Go through the entries one line at a time, and gather every line that has the word "matches".

↓↓↓

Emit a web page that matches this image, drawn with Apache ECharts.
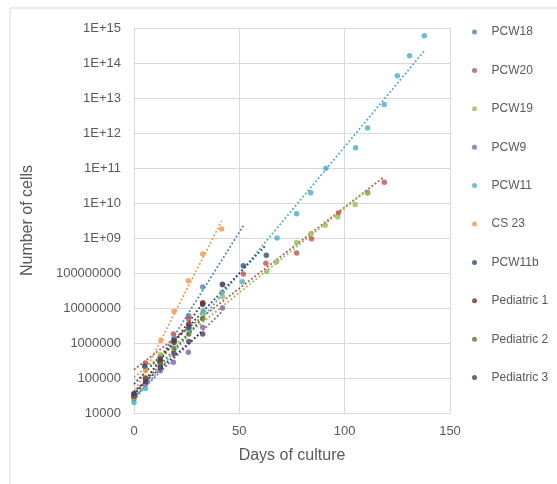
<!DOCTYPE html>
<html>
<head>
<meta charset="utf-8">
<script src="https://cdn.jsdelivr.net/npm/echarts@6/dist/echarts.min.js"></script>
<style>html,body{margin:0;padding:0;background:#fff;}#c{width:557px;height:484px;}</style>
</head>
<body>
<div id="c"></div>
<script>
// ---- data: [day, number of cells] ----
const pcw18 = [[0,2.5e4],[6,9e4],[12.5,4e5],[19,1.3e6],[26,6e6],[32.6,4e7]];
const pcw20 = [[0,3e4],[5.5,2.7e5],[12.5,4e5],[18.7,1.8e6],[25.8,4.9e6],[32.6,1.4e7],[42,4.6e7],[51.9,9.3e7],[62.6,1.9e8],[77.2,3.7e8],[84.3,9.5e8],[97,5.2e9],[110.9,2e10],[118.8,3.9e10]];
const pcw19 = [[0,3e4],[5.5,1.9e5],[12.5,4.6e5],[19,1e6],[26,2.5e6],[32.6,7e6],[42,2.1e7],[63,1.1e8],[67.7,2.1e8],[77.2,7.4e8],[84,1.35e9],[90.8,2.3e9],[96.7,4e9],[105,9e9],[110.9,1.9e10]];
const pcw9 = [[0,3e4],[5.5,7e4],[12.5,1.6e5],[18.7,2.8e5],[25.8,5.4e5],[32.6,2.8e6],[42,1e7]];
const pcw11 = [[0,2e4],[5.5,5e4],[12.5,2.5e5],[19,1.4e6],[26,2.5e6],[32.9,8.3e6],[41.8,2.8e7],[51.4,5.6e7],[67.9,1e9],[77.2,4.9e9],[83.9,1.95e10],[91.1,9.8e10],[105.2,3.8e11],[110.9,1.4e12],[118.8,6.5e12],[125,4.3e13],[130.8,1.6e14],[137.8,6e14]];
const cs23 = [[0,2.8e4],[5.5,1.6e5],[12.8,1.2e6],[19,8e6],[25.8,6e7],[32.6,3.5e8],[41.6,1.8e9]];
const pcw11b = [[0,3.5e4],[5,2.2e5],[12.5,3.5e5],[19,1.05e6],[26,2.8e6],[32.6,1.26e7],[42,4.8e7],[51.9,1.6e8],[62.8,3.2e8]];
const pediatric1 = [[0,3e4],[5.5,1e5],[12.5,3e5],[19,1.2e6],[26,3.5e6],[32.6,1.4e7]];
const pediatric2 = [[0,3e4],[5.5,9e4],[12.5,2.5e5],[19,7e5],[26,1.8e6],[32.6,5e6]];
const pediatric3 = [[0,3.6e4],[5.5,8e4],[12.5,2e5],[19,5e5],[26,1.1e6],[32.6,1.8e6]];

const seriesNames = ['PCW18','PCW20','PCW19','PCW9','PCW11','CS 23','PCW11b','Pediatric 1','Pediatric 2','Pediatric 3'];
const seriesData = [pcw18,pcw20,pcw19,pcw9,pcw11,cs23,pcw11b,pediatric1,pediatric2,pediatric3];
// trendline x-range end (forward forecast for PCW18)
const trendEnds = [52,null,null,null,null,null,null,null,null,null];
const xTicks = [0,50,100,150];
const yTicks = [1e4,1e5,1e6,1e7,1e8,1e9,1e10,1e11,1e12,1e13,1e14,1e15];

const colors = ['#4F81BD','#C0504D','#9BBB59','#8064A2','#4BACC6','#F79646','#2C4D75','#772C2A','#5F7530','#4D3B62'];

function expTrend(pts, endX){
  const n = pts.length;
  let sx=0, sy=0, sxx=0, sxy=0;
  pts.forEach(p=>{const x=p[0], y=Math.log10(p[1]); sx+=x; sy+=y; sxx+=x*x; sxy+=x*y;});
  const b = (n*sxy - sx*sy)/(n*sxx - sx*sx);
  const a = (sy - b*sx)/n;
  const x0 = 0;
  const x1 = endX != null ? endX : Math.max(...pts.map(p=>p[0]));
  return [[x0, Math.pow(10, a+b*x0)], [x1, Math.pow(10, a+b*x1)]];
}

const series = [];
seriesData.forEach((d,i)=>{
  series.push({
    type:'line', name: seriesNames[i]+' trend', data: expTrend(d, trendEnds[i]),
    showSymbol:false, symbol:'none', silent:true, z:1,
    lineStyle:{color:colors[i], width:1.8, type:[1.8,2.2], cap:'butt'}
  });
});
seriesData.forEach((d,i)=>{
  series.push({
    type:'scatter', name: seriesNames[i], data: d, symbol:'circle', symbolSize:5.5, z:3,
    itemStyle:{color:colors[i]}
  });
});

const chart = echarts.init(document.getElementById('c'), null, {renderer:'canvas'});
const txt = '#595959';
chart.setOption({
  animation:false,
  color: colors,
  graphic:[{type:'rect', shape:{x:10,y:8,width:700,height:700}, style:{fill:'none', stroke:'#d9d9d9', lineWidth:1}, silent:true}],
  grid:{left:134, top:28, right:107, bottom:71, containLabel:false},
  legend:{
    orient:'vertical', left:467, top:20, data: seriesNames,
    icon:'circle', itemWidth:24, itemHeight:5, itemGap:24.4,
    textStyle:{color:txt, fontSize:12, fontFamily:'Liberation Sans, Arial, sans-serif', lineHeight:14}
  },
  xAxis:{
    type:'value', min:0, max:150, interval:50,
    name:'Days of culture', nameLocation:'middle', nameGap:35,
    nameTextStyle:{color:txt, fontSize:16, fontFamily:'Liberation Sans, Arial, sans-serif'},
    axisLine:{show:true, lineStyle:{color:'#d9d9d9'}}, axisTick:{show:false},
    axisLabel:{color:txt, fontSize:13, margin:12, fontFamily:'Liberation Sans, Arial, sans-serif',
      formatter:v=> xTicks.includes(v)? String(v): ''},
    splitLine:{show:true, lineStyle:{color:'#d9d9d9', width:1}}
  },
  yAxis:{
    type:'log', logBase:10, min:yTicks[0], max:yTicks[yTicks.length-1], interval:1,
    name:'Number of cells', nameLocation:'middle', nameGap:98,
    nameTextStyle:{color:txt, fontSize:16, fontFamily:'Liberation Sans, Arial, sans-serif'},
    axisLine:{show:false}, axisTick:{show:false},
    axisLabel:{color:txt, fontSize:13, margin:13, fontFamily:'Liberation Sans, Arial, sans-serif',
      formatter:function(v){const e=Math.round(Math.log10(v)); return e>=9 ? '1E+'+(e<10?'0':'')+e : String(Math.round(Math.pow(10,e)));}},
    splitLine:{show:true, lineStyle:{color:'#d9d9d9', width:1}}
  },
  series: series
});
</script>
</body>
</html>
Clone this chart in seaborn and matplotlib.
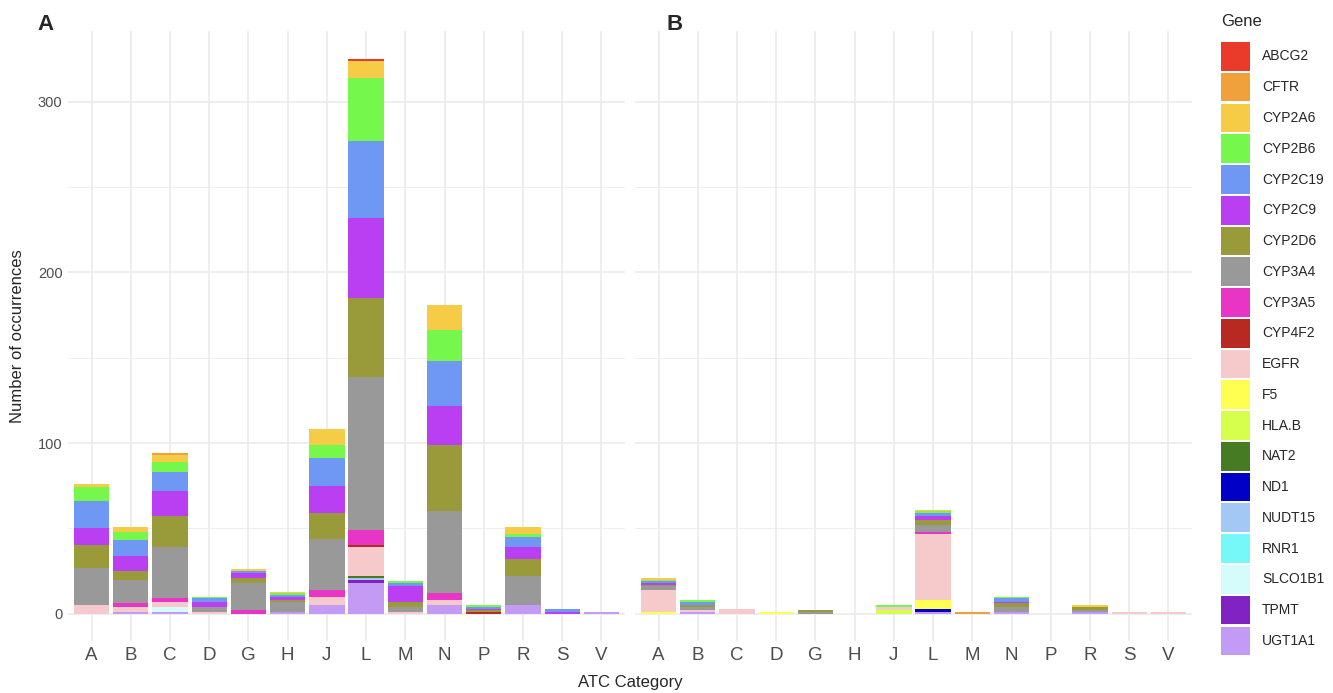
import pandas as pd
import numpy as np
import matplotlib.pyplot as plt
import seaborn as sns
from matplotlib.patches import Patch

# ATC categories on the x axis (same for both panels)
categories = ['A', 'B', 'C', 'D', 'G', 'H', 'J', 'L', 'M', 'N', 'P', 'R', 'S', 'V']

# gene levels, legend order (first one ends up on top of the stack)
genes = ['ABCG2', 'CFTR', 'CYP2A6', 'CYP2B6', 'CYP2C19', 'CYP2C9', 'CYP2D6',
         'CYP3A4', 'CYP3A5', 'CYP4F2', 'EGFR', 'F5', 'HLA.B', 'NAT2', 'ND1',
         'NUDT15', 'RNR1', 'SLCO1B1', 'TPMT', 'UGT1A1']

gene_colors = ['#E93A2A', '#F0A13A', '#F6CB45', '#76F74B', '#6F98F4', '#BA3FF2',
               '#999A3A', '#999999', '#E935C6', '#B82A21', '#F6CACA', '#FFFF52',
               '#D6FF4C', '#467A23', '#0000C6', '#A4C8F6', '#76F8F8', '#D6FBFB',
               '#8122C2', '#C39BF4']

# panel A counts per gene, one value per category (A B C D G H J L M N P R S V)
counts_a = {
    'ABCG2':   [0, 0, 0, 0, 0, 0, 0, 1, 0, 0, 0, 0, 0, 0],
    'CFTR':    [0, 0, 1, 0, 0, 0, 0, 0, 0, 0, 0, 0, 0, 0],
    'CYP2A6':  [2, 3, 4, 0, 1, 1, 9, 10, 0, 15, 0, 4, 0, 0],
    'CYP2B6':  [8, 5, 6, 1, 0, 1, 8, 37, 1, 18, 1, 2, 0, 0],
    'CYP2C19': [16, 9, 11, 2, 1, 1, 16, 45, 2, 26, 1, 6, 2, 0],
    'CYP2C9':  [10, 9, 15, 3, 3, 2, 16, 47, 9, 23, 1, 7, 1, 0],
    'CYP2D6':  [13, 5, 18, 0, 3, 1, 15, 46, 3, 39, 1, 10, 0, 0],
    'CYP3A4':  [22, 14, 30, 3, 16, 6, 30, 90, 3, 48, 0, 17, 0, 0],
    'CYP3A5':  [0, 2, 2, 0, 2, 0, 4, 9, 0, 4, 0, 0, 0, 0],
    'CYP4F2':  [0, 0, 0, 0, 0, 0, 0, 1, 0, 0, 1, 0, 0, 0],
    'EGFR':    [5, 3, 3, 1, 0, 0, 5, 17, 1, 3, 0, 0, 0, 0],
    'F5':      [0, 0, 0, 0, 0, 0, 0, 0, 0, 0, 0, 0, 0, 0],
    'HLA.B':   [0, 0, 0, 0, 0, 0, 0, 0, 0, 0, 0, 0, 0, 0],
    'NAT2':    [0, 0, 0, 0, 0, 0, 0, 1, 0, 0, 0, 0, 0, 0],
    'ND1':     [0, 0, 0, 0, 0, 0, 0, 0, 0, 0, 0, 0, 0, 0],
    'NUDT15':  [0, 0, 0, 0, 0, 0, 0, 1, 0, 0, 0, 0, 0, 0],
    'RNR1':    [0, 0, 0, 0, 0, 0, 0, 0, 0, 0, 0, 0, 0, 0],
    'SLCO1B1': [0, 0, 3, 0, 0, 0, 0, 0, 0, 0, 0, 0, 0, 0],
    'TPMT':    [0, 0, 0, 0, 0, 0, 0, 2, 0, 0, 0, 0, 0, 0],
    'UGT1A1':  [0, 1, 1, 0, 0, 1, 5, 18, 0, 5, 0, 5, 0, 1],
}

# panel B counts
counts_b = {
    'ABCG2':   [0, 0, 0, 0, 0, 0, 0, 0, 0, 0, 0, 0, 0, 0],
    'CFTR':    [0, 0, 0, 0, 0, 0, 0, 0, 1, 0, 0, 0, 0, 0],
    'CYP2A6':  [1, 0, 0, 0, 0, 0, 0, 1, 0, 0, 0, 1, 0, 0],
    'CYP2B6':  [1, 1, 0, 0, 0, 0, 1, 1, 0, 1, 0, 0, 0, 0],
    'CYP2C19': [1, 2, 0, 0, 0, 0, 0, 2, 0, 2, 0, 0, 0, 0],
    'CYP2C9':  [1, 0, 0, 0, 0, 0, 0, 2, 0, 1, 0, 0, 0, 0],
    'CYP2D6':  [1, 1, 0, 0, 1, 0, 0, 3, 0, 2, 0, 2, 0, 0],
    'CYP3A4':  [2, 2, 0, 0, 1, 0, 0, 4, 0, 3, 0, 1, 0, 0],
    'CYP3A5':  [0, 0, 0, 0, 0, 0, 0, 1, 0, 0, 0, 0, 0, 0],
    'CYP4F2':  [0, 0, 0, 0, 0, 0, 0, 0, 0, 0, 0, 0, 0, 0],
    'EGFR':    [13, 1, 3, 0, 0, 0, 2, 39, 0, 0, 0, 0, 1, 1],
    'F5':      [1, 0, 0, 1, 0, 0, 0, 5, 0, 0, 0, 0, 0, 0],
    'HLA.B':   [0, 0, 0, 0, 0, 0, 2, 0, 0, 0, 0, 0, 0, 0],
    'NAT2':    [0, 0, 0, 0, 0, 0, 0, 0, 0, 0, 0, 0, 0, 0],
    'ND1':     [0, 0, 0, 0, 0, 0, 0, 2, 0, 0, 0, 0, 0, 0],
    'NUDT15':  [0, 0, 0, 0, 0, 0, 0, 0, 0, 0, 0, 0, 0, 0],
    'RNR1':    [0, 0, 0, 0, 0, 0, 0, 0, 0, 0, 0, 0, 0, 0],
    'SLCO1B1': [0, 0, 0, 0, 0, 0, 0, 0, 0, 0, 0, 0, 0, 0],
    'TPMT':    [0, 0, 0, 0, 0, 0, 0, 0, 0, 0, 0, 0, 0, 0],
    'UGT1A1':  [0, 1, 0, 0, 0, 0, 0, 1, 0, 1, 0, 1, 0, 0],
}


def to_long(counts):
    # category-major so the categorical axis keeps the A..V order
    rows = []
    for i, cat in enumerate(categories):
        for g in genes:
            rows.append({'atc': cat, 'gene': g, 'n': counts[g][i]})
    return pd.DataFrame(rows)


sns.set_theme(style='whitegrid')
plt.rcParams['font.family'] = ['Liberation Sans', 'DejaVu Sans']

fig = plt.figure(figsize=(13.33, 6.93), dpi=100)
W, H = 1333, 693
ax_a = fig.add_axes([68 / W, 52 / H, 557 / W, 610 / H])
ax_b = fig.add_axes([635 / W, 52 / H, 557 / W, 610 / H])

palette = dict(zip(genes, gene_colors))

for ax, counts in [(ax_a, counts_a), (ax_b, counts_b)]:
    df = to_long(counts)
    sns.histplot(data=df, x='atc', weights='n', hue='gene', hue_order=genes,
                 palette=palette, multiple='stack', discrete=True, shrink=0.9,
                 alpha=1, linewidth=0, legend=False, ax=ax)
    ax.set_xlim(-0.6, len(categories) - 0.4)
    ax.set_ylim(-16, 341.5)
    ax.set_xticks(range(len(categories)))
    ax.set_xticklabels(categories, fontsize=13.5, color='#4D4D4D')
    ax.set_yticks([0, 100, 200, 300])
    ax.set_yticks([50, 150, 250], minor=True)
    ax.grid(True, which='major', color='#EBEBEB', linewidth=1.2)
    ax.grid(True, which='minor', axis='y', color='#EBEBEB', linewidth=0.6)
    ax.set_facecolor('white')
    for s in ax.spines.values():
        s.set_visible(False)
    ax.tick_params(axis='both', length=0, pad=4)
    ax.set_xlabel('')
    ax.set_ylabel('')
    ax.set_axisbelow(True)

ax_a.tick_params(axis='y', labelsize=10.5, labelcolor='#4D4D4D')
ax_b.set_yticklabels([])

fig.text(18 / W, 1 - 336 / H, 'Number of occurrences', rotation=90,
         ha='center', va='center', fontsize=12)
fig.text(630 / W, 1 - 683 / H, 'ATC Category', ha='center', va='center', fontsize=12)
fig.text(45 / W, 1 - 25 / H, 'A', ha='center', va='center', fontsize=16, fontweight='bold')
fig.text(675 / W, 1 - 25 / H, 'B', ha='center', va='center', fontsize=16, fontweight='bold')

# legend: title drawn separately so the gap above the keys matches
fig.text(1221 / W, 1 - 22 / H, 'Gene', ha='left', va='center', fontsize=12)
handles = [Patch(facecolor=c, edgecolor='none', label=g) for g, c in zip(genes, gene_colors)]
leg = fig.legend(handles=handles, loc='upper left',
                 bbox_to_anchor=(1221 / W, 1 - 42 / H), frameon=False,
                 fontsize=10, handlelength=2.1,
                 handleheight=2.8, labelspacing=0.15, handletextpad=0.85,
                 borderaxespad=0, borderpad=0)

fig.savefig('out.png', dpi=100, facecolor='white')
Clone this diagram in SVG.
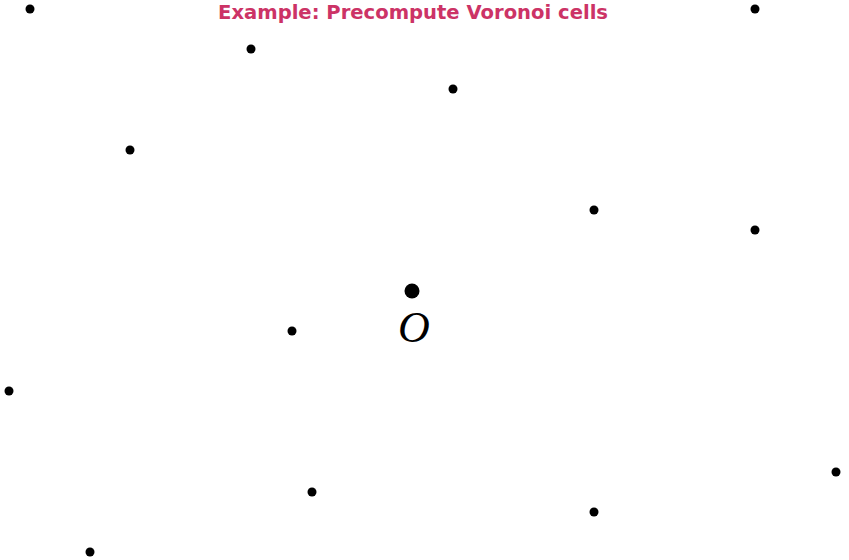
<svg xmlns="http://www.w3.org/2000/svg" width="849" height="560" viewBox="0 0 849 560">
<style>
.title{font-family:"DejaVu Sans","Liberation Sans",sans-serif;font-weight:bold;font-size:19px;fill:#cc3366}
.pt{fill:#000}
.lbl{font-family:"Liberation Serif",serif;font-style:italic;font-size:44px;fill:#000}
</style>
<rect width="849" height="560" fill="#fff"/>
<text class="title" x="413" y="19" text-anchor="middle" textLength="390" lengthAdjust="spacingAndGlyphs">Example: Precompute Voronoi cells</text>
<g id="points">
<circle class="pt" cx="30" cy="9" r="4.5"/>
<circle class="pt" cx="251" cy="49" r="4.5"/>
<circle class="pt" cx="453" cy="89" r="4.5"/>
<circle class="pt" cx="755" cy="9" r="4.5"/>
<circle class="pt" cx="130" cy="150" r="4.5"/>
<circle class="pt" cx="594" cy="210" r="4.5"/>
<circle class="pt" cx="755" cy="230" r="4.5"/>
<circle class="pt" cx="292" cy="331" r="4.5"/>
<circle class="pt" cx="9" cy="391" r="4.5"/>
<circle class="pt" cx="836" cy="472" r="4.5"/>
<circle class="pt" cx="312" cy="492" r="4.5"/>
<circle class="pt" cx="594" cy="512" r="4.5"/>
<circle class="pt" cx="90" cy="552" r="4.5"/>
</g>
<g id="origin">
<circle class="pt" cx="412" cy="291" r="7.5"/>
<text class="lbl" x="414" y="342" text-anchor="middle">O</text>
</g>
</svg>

↑↑↑

Finished task
Emit a web page that matches this image, drawn with Apache ECharts.
# legend: title drawn separately so the gap above the keys matches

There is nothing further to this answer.